Print verbatim the opening line of the material and every subsequent line through the one containing "const y = d3.scaleLinear().domain([0, 90]).range([height".

DATA SECTION:
- - - - -

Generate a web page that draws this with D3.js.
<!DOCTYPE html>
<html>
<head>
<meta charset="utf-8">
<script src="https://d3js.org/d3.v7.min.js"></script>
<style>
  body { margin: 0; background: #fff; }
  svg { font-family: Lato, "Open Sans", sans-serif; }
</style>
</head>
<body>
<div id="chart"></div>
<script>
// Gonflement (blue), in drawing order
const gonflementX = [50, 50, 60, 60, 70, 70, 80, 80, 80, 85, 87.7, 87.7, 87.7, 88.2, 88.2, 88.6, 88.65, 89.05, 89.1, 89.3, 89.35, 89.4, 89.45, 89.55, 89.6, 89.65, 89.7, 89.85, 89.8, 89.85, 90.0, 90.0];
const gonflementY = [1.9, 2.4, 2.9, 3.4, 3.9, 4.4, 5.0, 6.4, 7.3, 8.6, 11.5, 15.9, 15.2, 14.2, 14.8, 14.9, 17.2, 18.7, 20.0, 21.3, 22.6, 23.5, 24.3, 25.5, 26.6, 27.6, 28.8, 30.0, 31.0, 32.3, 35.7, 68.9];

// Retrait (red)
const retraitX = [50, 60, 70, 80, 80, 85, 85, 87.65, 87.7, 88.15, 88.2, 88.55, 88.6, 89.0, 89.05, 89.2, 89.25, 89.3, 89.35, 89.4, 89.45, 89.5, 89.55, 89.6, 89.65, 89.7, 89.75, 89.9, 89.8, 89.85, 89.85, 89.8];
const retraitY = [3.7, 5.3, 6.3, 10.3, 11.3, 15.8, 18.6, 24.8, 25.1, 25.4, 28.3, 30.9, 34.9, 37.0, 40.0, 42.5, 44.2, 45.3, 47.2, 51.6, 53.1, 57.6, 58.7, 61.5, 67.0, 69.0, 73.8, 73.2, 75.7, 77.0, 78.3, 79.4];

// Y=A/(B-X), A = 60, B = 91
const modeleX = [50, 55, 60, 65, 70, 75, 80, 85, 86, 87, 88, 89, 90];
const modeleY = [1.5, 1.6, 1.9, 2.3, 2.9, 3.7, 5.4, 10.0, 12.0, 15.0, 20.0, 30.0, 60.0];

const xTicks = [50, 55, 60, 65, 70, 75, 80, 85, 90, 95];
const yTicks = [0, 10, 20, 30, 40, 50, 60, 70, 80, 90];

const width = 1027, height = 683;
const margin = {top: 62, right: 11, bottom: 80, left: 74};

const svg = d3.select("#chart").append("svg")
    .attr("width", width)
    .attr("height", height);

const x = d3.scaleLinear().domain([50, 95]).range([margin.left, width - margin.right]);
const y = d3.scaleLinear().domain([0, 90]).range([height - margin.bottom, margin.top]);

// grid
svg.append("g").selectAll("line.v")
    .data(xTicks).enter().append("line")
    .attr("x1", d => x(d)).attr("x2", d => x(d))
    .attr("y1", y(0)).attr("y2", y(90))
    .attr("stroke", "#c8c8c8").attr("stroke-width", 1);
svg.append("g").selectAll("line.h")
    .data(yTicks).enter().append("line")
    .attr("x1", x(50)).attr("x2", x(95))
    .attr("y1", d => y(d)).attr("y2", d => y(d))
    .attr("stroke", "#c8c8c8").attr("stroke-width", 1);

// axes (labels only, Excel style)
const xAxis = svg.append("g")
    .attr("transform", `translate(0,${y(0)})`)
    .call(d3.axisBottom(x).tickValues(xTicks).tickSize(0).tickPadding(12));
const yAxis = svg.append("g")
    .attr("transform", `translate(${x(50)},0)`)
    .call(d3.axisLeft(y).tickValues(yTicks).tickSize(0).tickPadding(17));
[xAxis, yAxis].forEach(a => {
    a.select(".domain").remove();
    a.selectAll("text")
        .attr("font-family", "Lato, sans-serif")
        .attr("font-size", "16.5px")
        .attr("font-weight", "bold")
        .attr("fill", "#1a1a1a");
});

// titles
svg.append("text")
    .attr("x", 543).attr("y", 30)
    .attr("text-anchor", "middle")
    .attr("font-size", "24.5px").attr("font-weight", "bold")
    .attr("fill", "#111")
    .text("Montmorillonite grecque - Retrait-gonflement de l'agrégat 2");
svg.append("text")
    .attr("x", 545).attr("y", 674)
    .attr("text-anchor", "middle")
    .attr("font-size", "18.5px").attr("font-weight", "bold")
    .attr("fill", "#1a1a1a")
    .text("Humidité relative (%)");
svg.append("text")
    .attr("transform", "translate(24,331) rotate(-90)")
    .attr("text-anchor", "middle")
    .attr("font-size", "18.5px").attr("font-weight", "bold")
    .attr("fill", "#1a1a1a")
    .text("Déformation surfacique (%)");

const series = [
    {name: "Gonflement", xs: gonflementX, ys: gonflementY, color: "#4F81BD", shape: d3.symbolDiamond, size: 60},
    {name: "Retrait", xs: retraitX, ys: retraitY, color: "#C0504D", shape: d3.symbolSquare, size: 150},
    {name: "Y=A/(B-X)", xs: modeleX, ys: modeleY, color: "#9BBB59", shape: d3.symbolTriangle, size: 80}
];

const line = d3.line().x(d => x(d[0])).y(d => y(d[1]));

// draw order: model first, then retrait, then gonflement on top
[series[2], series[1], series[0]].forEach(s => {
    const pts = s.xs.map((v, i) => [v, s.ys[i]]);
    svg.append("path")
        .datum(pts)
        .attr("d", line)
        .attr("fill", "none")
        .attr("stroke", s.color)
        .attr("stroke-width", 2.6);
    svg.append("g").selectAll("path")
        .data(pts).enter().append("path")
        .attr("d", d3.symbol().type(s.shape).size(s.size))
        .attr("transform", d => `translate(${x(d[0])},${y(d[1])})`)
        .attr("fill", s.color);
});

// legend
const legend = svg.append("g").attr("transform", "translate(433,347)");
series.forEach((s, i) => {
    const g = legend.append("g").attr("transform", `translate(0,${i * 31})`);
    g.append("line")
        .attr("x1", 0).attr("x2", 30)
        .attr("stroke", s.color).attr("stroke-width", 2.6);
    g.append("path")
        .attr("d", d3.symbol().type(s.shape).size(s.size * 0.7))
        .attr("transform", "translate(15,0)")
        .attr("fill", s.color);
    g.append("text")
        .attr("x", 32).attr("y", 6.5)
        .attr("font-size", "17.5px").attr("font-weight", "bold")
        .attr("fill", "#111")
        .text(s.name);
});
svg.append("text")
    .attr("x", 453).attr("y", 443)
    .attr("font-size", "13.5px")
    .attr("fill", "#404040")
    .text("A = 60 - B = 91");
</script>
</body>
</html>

- - - - -

RESULT OF THIS TASK:
Generate a web page that draws this with D3.js.
<!DOCTYPE html>
<html>
<head>
<meta charset="utf-8">
<script src="https://d3js.org/d3.v7.min.js"></script>
<style>
  body { margin: 0; background: #fff; }
  svg { font-family: Lato, "Open Sans", sans-serif; }
</style>
</head>
<body>
<div id="chart"></div>
<script>
// Gonflement (blue), in drawing order
const gonflementX = [50, 50, 60, 60, 70, 70, 80, 80, 80, 85, 87.7, 87.7, 87.7, 88.2, 88.2, 88.6, 88.65, 89.05, 89.1, 89.3, 89.35, 89.4, 89.45, 89.55, 89.6, 89.65, 89.7, 89.85, 89.8, 89.85, 90.0, 90.0];
const gonflementY = [1.9, 2.4, 2.9, 3.4, 3.9, 4.4, 5.0, 6.4, 7.3, 8.6, 11.5, 15.9, 15.2, 14.2, 14.8, 14.9, 17.2, 18.7, 20.0, 21.3, 22.6, 23.5, 24.3, 25.5, 26.6, 27.6, 28.8, 30.0, 31.0, 32.3, 35.7, 68.9];

// Retrait (red)
const retraitX = [50, 60, 70, 80, 80, 85, 85, 87.65, 87.7, 88.15, 88.2, 88.55, 88.6, 89.0, 89.05, 89.2, 89.25, 89.3, 89.35, 89.4, 89.45, 89.5, 89.55, 89.6, 89.65, 89.7, 89.75, 89.9, 89.8, 89.85, 89.85, 89.8];
const retraitY = [3.7, 5.3, 6.3, 10.3, 11.3, 15.8, 18.6, 24.8, 25.1, 25.4, 28.3, 30.9, 34.9, 37.0, 40.0, 42.5, 44.2, 45.3, 47.2, 51.6, 53.1, 57.6, 58.7, 61.5, 67.0, 69.0, 73.8, 73.2, 75.7, 77.0, 78.3, 79.4];

// Y=A/(B-X), A = 60, B = 91
const modeleX = [50, 55, 60, 65, 70, 75, 80, 85, 86, 87, 88, 89, 90];
const modeleY = [1.5, 1.6, 1.9, 2.3, 2.9, 3.7, 5.4, 10.0, 12.0, 15.0, 20.0, 30.0, 60.0];

const xTicks = [50, 55, 60, 65, 70, 75, 80, 85, 90, 95];
const yTicks = [0, 10, 20, 30, 40, 50, 60, 70, 80, 90];

const width = 1027, height = 683;
const margin = {top: 62, right: 11, bottom: 80, left: 74};

const svg = d3.select("#chart").append("svg")
    .attr("width", width)
    .attr("height", height);

const x = d3.scaleLinear().domain([50, 95]).range([margin.left, width - margin.right]);
const y = d3.scaleLinear().domain([0, 90]).range([height - margin.bottom, margin.top]);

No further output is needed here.